▶ **AIM**: Return all of the data exactly, with nothing left out but the pictures.

▶ **DATA EXCERPT**:
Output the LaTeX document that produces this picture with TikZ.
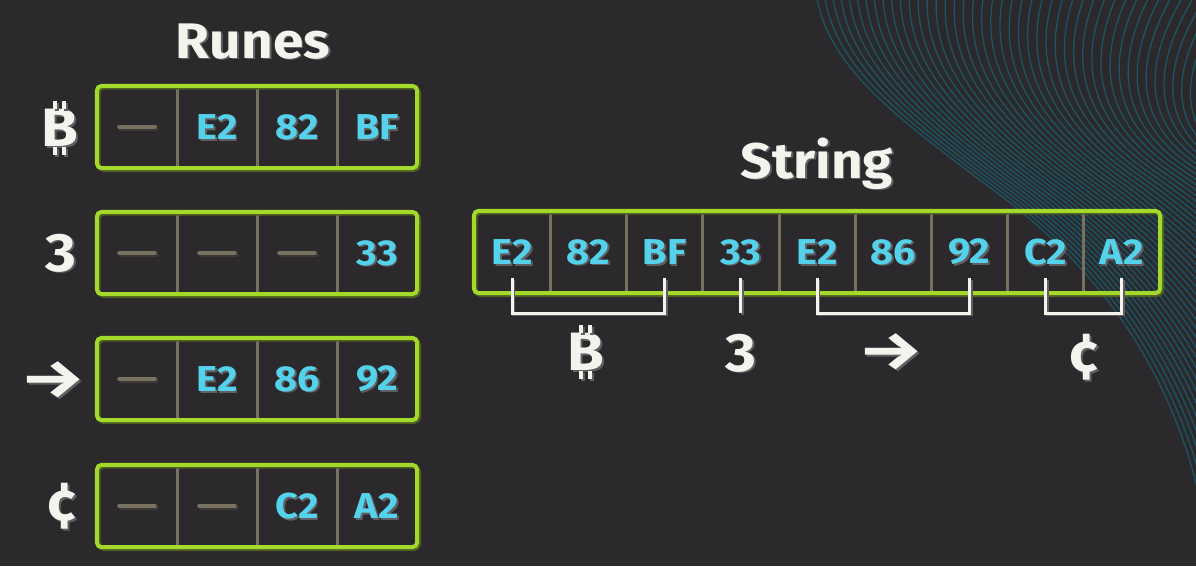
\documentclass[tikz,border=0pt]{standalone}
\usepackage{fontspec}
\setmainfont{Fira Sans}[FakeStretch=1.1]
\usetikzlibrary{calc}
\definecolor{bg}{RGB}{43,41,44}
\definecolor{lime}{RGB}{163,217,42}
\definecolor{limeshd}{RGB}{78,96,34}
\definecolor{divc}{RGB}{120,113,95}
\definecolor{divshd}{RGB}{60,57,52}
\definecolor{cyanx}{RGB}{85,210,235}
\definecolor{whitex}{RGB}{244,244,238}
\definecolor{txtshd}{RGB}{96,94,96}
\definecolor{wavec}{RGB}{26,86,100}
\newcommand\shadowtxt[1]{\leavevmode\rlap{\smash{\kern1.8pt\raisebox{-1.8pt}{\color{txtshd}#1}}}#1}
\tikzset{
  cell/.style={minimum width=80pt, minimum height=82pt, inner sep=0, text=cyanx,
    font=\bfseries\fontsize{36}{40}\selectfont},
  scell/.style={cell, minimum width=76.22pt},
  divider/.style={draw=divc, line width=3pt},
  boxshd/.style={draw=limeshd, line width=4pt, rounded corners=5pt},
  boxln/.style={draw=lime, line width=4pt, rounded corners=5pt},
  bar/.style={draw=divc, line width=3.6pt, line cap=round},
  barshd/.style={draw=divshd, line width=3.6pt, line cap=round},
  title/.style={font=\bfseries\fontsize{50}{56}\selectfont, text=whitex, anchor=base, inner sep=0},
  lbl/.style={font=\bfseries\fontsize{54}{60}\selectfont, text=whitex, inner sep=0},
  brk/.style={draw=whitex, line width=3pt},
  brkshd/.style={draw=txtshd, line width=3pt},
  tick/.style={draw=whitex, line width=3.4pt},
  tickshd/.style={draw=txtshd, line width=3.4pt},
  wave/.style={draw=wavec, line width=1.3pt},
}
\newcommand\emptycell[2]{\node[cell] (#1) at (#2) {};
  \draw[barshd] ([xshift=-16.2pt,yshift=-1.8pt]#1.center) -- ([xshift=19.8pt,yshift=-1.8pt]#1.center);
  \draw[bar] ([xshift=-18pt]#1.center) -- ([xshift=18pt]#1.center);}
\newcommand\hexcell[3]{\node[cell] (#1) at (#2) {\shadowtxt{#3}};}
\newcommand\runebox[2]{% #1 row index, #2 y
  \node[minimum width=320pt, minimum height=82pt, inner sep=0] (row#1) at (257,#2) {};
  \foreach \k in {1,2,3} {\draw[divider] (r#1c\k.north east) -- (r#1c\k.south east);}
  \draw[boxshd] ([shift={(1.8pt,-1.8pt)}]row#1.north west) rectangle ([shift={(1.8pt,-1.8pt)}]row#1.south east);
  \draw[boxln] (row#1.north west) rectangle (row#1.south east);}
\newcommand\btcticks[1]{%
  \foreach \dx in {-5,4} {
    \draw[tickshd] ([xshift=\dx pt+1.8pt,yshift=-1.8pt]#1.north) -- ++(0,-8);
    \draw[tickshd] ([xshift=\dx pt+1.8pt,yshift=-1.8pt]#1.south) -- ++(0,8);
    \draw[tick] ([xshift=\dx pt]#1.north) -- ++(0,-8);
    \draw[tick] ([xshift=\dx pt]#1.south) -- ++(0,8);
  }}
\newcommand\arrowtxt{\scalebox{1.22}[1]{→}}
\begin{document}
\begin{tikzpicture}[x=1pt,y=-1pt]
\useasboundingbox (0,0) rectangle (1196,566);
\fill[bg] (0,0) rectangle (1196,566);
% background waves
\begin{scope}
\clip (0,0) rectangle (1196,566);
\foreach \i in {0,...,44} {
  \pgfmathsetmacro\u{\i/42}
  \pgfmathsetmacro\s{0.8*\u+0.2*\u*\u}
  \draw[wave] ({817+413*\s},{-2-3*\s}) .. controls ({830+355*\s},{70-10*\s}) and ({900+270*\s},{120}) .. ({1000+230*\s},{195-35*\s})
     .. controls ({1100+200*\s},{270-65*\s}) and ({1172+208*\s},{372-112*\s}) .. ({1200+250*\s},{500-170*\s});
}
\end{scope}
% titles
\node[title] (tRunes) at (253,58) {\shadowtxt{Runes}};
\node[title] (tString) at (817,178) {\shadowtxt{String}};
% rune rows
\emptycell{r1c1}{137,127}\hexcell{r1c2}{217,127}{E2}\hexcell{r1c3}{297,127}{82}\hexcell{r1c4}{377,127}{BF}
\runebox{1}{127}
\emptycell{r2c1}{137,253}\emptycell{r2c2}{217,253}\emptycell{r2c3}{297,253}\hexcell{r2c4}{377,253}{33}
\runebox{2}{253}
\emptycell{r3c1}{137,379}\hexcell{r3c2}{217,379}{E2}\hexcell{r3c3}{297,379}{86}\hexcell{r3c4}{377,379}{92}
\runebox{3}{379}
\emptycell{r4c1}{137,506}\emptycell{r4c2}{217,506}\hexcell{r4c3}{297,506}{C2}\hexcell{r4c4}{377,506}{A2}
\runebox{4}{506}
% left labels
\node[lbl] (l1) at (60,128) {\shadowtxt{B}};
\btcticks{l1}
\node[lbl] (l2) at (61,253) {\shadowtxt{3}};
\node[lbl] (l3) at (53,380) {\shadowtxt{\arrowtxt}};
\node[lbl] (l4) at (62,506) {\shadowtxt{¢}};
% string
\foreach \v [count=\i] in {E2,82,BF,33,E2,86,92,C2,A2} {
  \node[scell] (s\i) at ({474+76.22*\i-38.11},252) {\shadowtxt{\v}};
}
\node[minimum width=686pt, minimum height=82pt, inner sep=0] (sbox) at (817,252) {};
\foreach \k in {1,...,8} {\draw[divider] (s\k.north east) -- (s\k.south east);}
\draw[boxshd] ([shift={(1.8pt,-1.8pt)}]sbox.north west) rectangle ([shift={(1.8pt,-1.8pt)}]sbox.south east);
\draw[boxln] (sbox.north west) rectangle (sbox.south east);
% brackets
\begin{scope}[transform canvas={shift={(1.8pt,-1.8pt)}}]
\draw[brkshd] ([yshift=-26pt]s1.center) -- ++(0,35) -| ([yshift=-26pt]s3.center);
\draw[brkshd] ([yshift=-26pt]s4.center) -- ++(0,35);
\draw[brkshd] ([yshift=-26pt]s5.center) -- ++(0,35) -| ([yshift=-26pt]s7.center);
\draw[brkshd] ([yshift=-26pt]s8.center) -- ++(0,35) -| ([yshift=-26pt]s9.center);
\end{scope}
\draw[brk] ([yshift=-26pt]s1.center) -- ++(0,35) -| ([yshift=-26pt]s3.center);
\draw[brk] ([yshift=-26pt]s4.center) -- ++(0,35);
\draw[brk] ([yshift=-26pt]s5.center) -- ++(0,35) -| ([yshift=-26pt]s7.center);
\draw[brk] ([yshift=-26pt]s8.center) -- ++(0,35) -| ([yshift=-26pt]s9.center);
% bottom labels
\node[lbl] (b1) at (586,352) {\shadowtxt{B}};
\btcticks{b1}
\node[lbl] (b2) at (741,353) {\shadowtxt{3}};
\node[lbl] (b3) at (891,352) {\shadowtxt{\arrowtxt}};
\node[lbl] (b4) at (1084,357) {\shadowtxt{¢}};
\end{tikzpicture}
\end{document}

▶ **THE SOLUTION**:
Output the LaTeX document that produces this picture with TikZ.
\documentclass[tikz,border=0pt]{standalone}
\usepackage{fontspec}
\setmainfont{Fira Sans}[FakeStretch=1.1]
\usetikzlibrary{calc}
\definecolor{bg}{RGB}{43,41,44}
\definecolor{lime}{RGB}{163,217,42}
\definecolor{limeshd}{RGB}{78,96,34}
\definecolor{divc}{RGB}{120,113,95}
\definecolor{divshd}{RGB}{60,57,52}
\definecolor{cyanx}{RGB}{85,210,235}
\definecolor{whitex}{RGB}{244,244,238}
\definecolor{txtshd}{RGB}{96,94,96}
\definecolor{wavec}{RGB}{26,86,100}
\newcommand\shadowtxt[1]{\leavevmode\rlap{\smash{\kern1.8pt\raisebox{-1.8pt}{\color{txtshd}#1}}}#1}
\tikzset{
  cell/.style={minimum width=80pt, minimum height=82pt, inner sep=0, text=cyanx,
    font=\bfseries\fontsize{36}{40}\selectfont},
  scell/.style={cell, minimum width=76.22pt},
  divider/.style={draw=divc, line width=3pt},
  boxshd/.style={draw=limeshd, line width=4pt, rounded corners=5pt},
  boxln/.style={draw=lime, line width=4pt, rounded corners=5pt},
  bar/.style={draw=divc, line width=3.6pt, line cap=round},
  barshd/.style={draw=divshd, line width=3.6pt, line cap=round},
  title/.style={font=\bfseries\fontsize{50}{56}\selectfont, text=whitex, anchor=base, inner sep=0},
  lbl/.style={font=\bfseries\fontsize{54}{60}\selectfont, text=whitex, inner sep=0},
  brk/.style={draw=whitex, line width=3pt},
  brkshd/.style={draw=txtshd, line width=3pt},
  tick/.style={draw=whitex, line width=3.4pt},
  tickshd/.style={draw=txtshd, line width=3.4pt},
  wave/.style={draw=wavec, line width=1.3pt},
}
\newcommand\emptycell[2]{\node[cell] (#1) at (#2) {};
  \draw[barshd] ([xshift=-16.2pt,yshift=-1.8pt]#1.center) -- ([xshift=19.8pt,yshift=-1.8pt]#1.center);
  \draw[bar] ([xshift=-18pt]#1.center) -- ([xshift=18pt]#1.center);}
\newcommand\hexcell[3]{\node[cell] (#1) at (#2) {\shadowtxt{#3}};}
\newcommand\runebox[2]{% #1 row index, #2 y
  \node[minimum width=320pt, minimum height=82pt, inner sep=0] (row#1) at (257,#2) {};
  \foreach \k in {1,2,3} {\draw[divider] (r#1c\k.north east) -- (r#1c\k.south east);}
  \draw[boxshd] ([shift={(1.8pt,-1.8pt)}]row#1.north west) rectangle ([shift={(1.8pt,-1.8pt)}]row#1.south east);
  \draw[boxln] (row#1.north west) rectangle (row#1.south east);}
\newcommand\btcticks[1]{%
  \foreach \dx in {-5,4} {
    \draw[tickshd] ([xshift=\dx pt+1.8pt,yshift=-1.8pt]#1.north) -- ++(0,-8);
    \draw[tickshd] ([xshift=\dx pt+1.8pt,yshift=-1.8pt]#1.south) -- ++(0,8);
    \draw[tick] ([xshift=\dx pt]#1.north) -- ++(0,-8);
    \draw[tick] ([xshift=\dx pt]#1.south) -- ++(0,8);
  }}
\newcommand\arrowtxt{\scalebox{1.22}[1]{→}}
\begin{document}
\begin{tikzpicture}[x=1pt,y=-1pt]
\useasboundingbox (0,0) rectangle (1196,566);
\fill[bg] (0,0) rectangle (1196,566);
% background waves
\begin{scope}
\clip (0,0) rectangle (1196,566);
\foreach \i in {0,...,44} {
  \pgfmathsetmacro\u{\i/42}
  \pgfmathsetmacro\s{0.8*\u+0.2*\u*\u}
  \draw[wave] ({817+413*\s},{-2-3*\s}) .. controls ({830+355*\s},{70-10*\s}) and ({900+270*\s},{120}) .. ({1000+230*\s},{195-35*\s})
     .. controls ({1100+200*\s},{270-65*\s}) and ({1172+208*\s},{372-112*\s}) .. ({1200+250*\s},{500-170*\s});
}
\end{scope}
% titles
\node[title] (tRunes) at (253,58) {\shadowtxt{Runes}};
\node[title] (tString) at (817,178) {\shadowtxt{String}};
% rune rows
\emptycell{r1c1}{137,127}\hexcell{r1c2}{217,127}{E2}\hexcell{r1c3}{297,127}{82}\hexcell{r1c4}{377,127}{BF}
\runebox{1}{127}
\emptycell{r2c1}{137,253}\emptycell{r2c2}{217,253}\emptycell{r2c3}{297,253}\hexcell{r2c4}{377,253}{33}
\runebox{2}{253}
\emptycell{r3c1}{137,379}\hexcell{r3c2}{217,379}{E2}\hexcell{r3c3}{297,379}{86}\hexcell{r3c4}{377,379}{92}
\runebox{3}{379}
\emptycell{r4c1}{137,506}\emptycell{r4c2}{217,506}\hexcell{r4c3}{297,506}{C2}\hexcell{r4c4}{377,506}{A2}
\runebox{4}{506}
% left labels
\node[lbl] (l1) at (60,128) {\shadowtxt{B}};
\btcticks{l1}
\node[lbl] (l2) at (61,253) {\shadowtxt{3}};
\node[lbl] (l3) at (53,380) {\shadowtxt{\arrowtxt}};
\node[lbl] (l4) at (62,506) {\shadowtxt{¢}};
% string
\foreach \v [count=\i] in {E2,82,BF,33,E2,86,92,C2,A2} {
  \node[scell] (s\i) at ({474+76.22*\i-38.11},252) {\shadowtxt{\v}};
}
\node[minimum width=686pt, minimum height=82pt, inner sep=0] (sbox) at (817,252) {};
\foreach \k in {1,...,8} {\draw[divider] (s\k.north east) -- (s\k.south east);}
\draw[boxshd] ([shift={(1.8pt,-1.8pt)}]sbox.north west) rectangle ([shift={(1.8pt,-1.8pt)}]sbox.south east);
\draw[boxln] (sbox.north west) rectangle (sbox.south east);
% brackets
\begin{scope}[transform canvas={shift={(1.8pt,-1.8pt)}}]
\draw[brkshd] ([yshift=-26pt]s1.center) -- ++(0,35) -| ([yshift=-26pt]s3.center);
\draw[brkshd] ([yshift=-26pt]s4.center) -- ++(0,35);
\draw[brkshd] ([yshift=-26pt]s5.center) -- ++(0,35) -| ([yshift=-26pt]s7.center);
\draw[brkshd] ([yshift=-26pt]s8.center) -- ++(0,35) -| ([yshift=-26pt]s9.center);
\end{scope}
\draw[brk] ([yshift=-26pt]s1.center) -- ++(0,35) -| ([yshift=-26pt]s3.center);
\draw[brk] ([yshift=-26pt]s4.center) -- ++(0,35);
\draw[brk] ([yshift=-26pt]s5.center) -- ++(0,35) -| ([yshift=-26pt]s7.center);
\draw[brk] ([yshift=-26pt]s8.center) -- ++(0,35) -| ([yshift=-26pt]s9.center);
% bottom labels
\node[lbl] (b1) at (586,352) {\shadowtxt{B}};
\btcticks{b1}
\node[lbl] (b2) at (741,353) {\shadowtxt{3}};
\node[lbl] (b3) at (891,352) {\shadowtxt{\arrowtxt}};
\node[lbl] (b4) at (1084,357) {\shadowtxt{¢}};
\end{tikzpicture}
\end{document}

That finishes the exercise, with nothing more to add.